Jason Pettus’s review published on Letterboxd :
I had been interested in this documentary ever since it started touring the festival circuit last year, in which filmmakers Jairus McLeary and Gethin Aldous were given access to an intense four-day workshop that regularly takes place in Folsom Prison, wherein convict volunteers go through a type of confrontational group therapy in order to better understand their violent natures, process the crimes they committed, and emerge on the other side as better, more whole human beings. And indeed, I bet this would've been fascinating if the filmmakers had simply shown it all in a dispassionate, slow, thorough way that respected the days-long process that's involved with slowly pulling these prisoners out of their emotional shells; but in a heartbreakingly bad decision, McLeary and Aldous chose to edit their footage into the most overly dramatic, sensationalist, emotionally manipulative way possible, leaving a really bad taste in my mouth as I watched them skip over entire days of interesting conversations to instead selectively show us all the handful of moments when a prisoner would have a complete mental breakdown, rolling around on the floor and screaming hysterically for their lost mommy. It's obvious when you watch this that those were the rare edge cases of this workshop, in that even all the fellow prisoners react to these moments like, "Wow, what the fuck flew up that guy's ass?;" yet two-thirds of the movie's entire running time is devoted to these edge-case moments, a naked attempt to turn the film into a tension-filled tearjerker when in fact it's the methodical process of the psychotherapy itself which is actually the most interesting thing about it.

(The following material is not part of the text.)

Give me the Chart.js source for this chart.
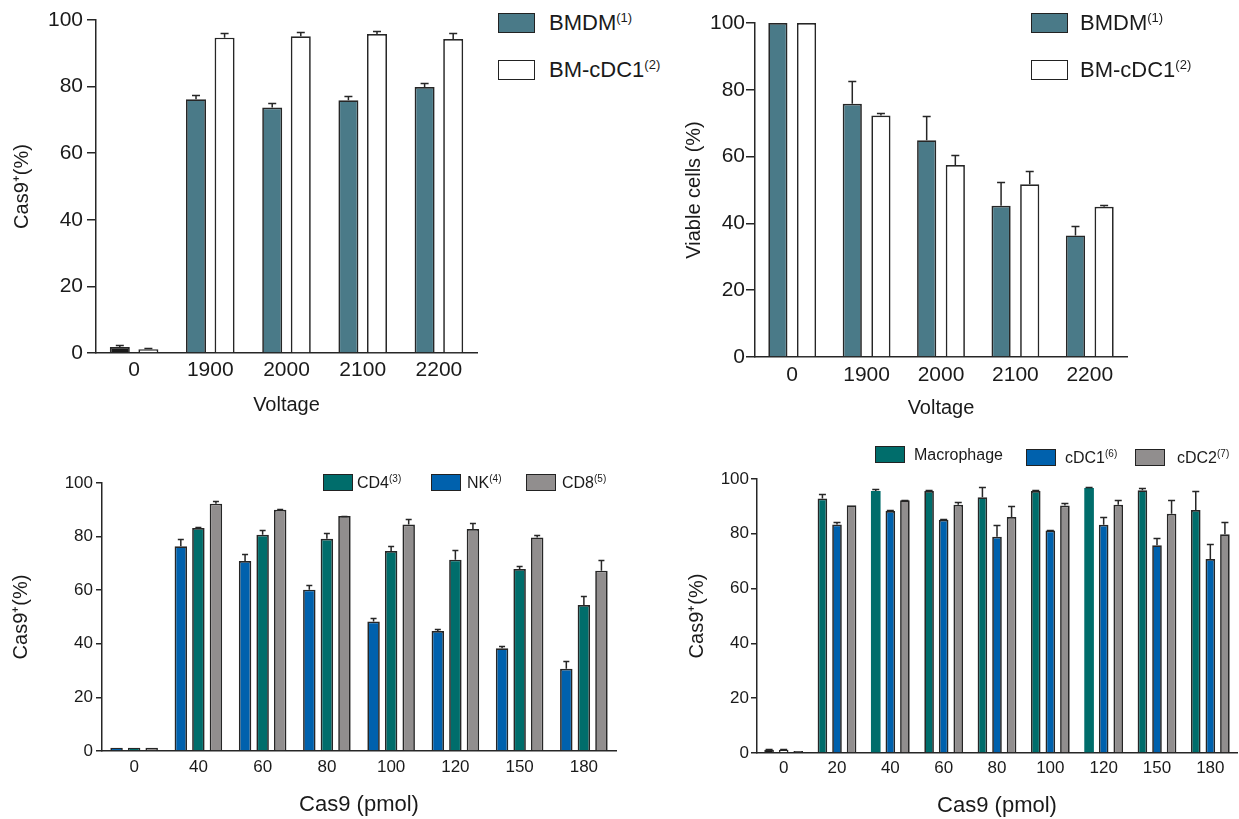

I've already looked through other people's reviews of The Work here, and can plainly see that I'm going to the one and only person in the entire United States to give this movie a terrible review; so in defense of the rest of the millions of you who seemingly loved this, let me make it clear that the subject itself is gripping and fascinating, which I'm assuming is why most people felt so favorable towards it. I just really hated the way I felt so manipulated by the filmmakers as they were telling this story, and I was infuriated that they did this manipulation in such an insultingly sloppy, unhidden way, as if I wouldn't be able to tell that they were deliberately stringing together all the most melodramatic (and hence least narratively interesting) moments out of what amounted to 96 hours of raw footage. There's a great story to be told about this highly successful program that Folsom runs; but The Work is unfortunately not it.